El 10 de diciembre de 1948 la Asamblea General de la ONU aprobó la Declaración Universal de los Derechos Humanos. Después de dos guerras horribles parece que por fin aprendimos la lección. Nada puede pisotear la dignidad humana, en ninguna parte del mundo. Los derechos humanos son inalienables y deben ser siempre respetados, por encima de cualquier ideología o forma de gobierno.

El texto fue redactado por Dr. Charles Malik (Líbano), Alexandre Bogomolov (URSS), Dr. Peng-chun Chang (China), René Cassin (Francia), Eleanor Roosevelt (EEUU), Charles Dukes (Reino Unido), William Hodgson (Australia), Hernan Santa Cruz (Chile) y John P. Humphrey (Canadá). Y ha sido publicado en más de 500 idiomas, incluido el esperanto.

Es un documento revolucionario, el fundamento de las democracias liberales y el orden internacional actual. La declaración consta solo de 30 artículos. Hay derechos políticos y derechos sociales. Los primeros tienen que ver con la libertad, y los segundos con el bienestar y la justicia social. El hecho de que la declaración pueda ampliarse con nuevas generaciones de derechos significa que no es una tabla cerrada. Está redactada en un momento histórico concreto. Y como las sociedades cambian, lo lógico es que esa declaración tenga que completarse.

En cuanto a la fundamentación filosófica, tenemos a los que hablan de una esencia fija de la naturaleza humana y los que se decantan por una construcción social de todo lo humano, por lo tanto en evolución y revisable. El marxismo y el relativismo cultural han sido críticos con la declaración, al menos desde el punto de vista teórico. Los primeros consideran que esos derechos aparentan ser universales pero no lo son, ya que están al servicio de la burguesía.

Se trataría de una ideología, un aparato jurídico, para justificar y facilitar el modo de producción capitalista. Lo que se presenta como universal y natural solo es, en realidad, un instrumento al servicio de los capitalistas. Para los relativistas, esta declaración ha surgido en una cultura concreta, la occidental, pero se nos muestra como si abarcara todas las formas de humanidad. Asistiríamos a un imperialismo cultural encubierto. Los derechos del ciudadano nacieron con el humanismo ilustrado occidental. Luego llegó el proceso de industrialización y el libre mercado. Tanto para marxistas como para relativistas, esta declaración no es la única posible, ya que está elaborada desde una perspectiva concreta, parcial.

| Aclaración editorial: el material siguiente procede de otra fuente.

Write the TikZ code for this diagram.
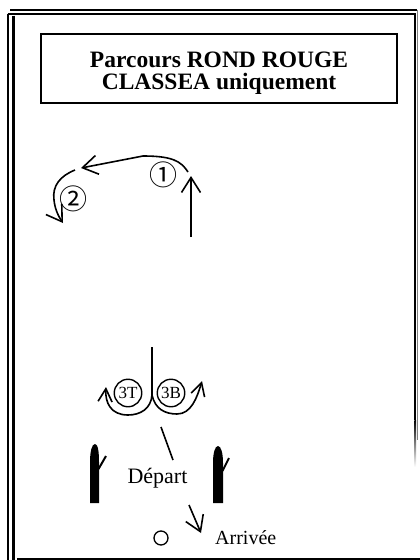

Los derechos humanos se basan en que las personas tenemos dignidad, no precio. Nadie puede utilizarnos como un medio para alcanzar sus fines, porque no somos meros objetos. Poseemos un valor absoluto: cada persona es un fin en sí mismo. La dignidad es un asunto filosófico poco tratado, nos dice Javier Gomá Lanzón en su último libro (Dignidad, Galaxia Gutenberg, 2019). En el primer capítulo sostiene que podría definirse la dignidad “como aquello inexpropiable que hace al individuo resistente a todo, interés general o bien común incluidos”. También como “lo que estorba”.

La dignidad tiene un efecto paralizante, dice, ya que nos obliga a detenernos y pensar en los más débiles, en los desfavorecidos, frente a toda tiranía, venga del Estado, la rentabilidad económica, el progreso técnico o la cruel lucha por la supervivencia. Y esta dignidad la poseemos todos por igual desde nacimiento, sea cual sea nuestro comportamiento en la vida.

Necesitamos repensar constantemente los derechos humanos, para saber resistir y mantenernos a salvo. El sistema educativo, además de profesionales, debe generar ciudadanos, personas conscientes de su dignidad, de sus derechos fundamentales. Lo hemos aprendido: las conquistas sociales y éticas siempre están amenazadas por brotes impredecibles de irracionalidad.